“[M]ost arrested in protests aren’t leftist radicals,” headlined an Associated Press analysis published Oct. 20. Of those arrested this summer during the nation’s largest outbreak of riots in 30 years, “Very few of those charged appear to be affiliated with highly organized extremist groups, and many are young suburban adults from the very neighborhoods Trump vows to protect from the violence in his reelection push to win support from the suburbs,” the article’s second paragraph says.
They've been portrayed by the president as violent left-wing radicals and used to scare suburban voters. But an @AP review found most of those arrested in U.S. protests look like regular citizens caught up in the moment — many are young suburban adults. https://t.co/TP3LyuFLme
— The Associated Press (@AP) October 20, 2020
These nice young people throwing Molotov cocktails and setting police cars on fire are basically the kids next door, the article implies. It is clear from the article’s framing the AP intends it to be another entry into the “move along, nothing to see here” genre employed against facts that make the left look bad and are impossible to ignore. In reality, however, the article makes things look even worse than the reality it is meant to counter.

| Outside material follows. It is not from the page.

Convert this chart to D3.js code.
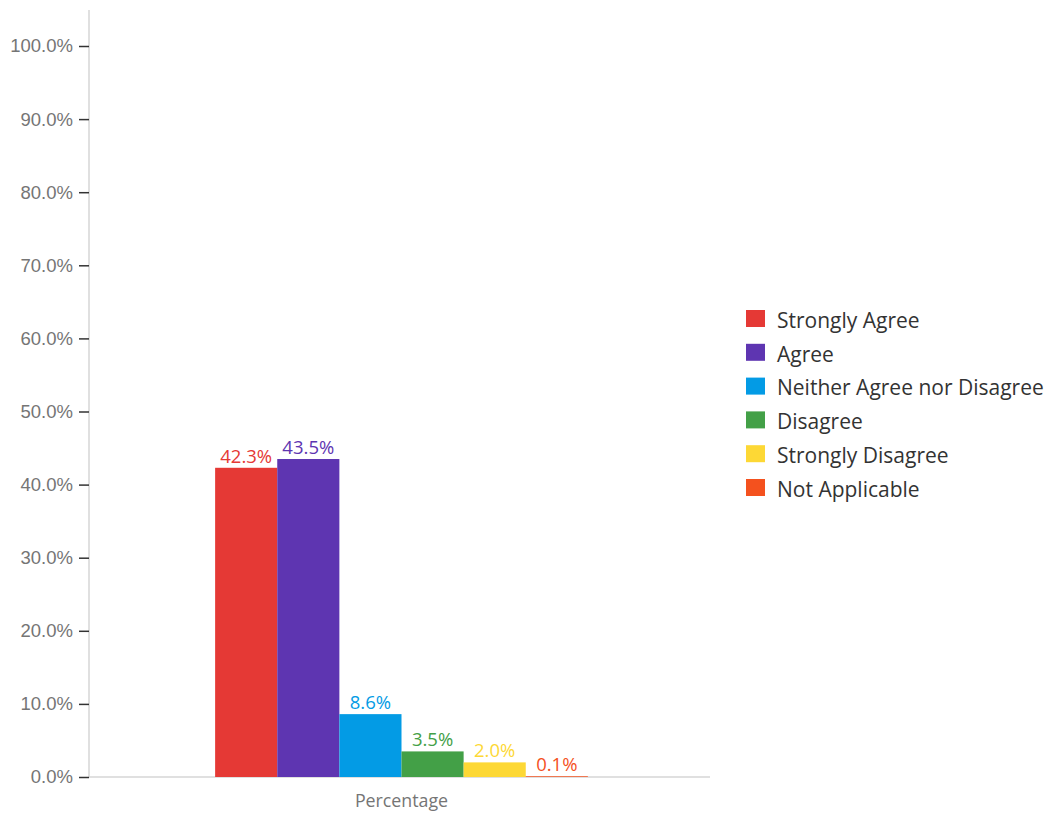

The AP doesn’t show or explain how it came to the conclusion that most of the 286 people being federally prosecuted for crimes in connection with this summer’s Black Lives Matter riots are the young, suburban, “not leftist radicals” its article claims. If this is true, however, it suggests violence has become uncomfortably normalized among those who identify on the political left.
If the AP characterization is accurate, tolerance for violence in the service of political ends is not just concentrated in fringe outliers like Antifa cells. It is attracting middle-class people who grew up in comfortable suburbia. People whose parents are aware that their children are politically intoxicated to the point of arson and still bail them out of jail and hire them lawyers. This is not comforting at all.